Note: You can dismiss the editor with the X in the top-right corner of the editor!

Overall functionality

The tabs are the same as in the previous editor: Workflows, Code signing, Secrets, App Env Vars, Triggers, bitrise.yml. Each tab has different context. For Workflows, App Env Vars, Triggers, this is the app’s configuration. The bitrise.yml tab has the same context, only it can be edited as text. The code signing’s context is all the app related files. The secrets are the app’s secret environment variables, which are stored separately from the app’s configuration.

The save and discard button are referring to the current tab’s context. If you make changes and try to switch to a tab with different context, an alert will show up, informing you about your unsaved changes. In practice this means that you no longer have to save when you’re jumping between Workflows, App Env Vars and Triggers, you can keep refining these configs without any interruption, unlike in the old editor where you had to save changes for every tab change.
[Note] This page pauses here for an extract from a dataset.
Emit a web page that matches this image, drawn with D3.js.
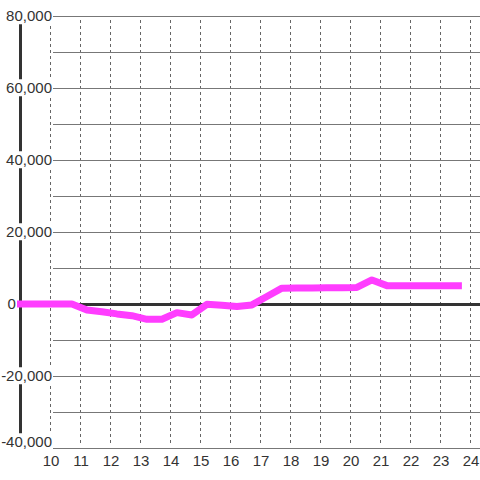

The Workflow Editor is also presented as a slide-up full screen layer, to have enough space for editing, as well as to not lose context. If you open it from the Build’s page and then dismiss it, you’ll “return” to the Build’s page (actually you will remain on that page all along, the editor is just another layer presented on top of it!). This makes it super easy to check your build logs, open the editor right from there, do a quick change, dismiss the editor and click rebuild without any navigation or page reload!

Dismiss the Workflow Editor: You can close the editor with the X in the top-right corner of the editor.

Major UI changes - Workflows tab

The New Workflow Editor has mostly the same functionally as the previous version, except for the Workflows tab, where there are a few major UI changes that worth to be explained.

In the tab’s top menu, you can select a workflow (you can also rename it in the appearing dropdown), add workflow, add a before/after workflow to the currently selected workflow, rearrange the workflow/before-workflows/after-workflows, and delete the currently selected workflow.

In the tab’s main view, you can see the currently selected workflow’s workflow chain, which consists of itself and all of its before/after workflows (in order), as well as the before/after workflows of those workflows. Note: removing a before/after workflow here will not delete that workflow, it will only remove it from the selected workflow’s workflow chain. In the following screenshot, you can see the primary workflow with the prepare and the send-message workflows attached to it as before and after workflows:

This makes it way easier to compose more advanced workflows which utilize the workflow chaining feature, it’s no longer required to jump between workflows in the chain to see which steps will run as part of the build!

The rest of the Workflows tab (step editing, step input management) has functionally the same UI as in the old version, enhanced pretty much everywhere a bit based on your feedback. Thanks everyone who sent us any feedback related to the workflow editor (both old and the new one)! Your notes and feedback helped us tremendously in streamlining the experience!

Bug reports & change suggestions

The new workflow editor is a separate open-source project, also available as a standalone offline editor. You can report bugs, suggest changes in its GitHub repository, or feel free to leave a comment here on http://discuss.bitrise.io/ or create a Feature Requests!

Happy Building (and configuring)! :wink:

2 Likes

@viktorbenei wdyt?

Made some edits / clarification - LGTM :wink:

Temporarily rolled back, due to design concerns. We’ll iterate a bit on it, then deploy again.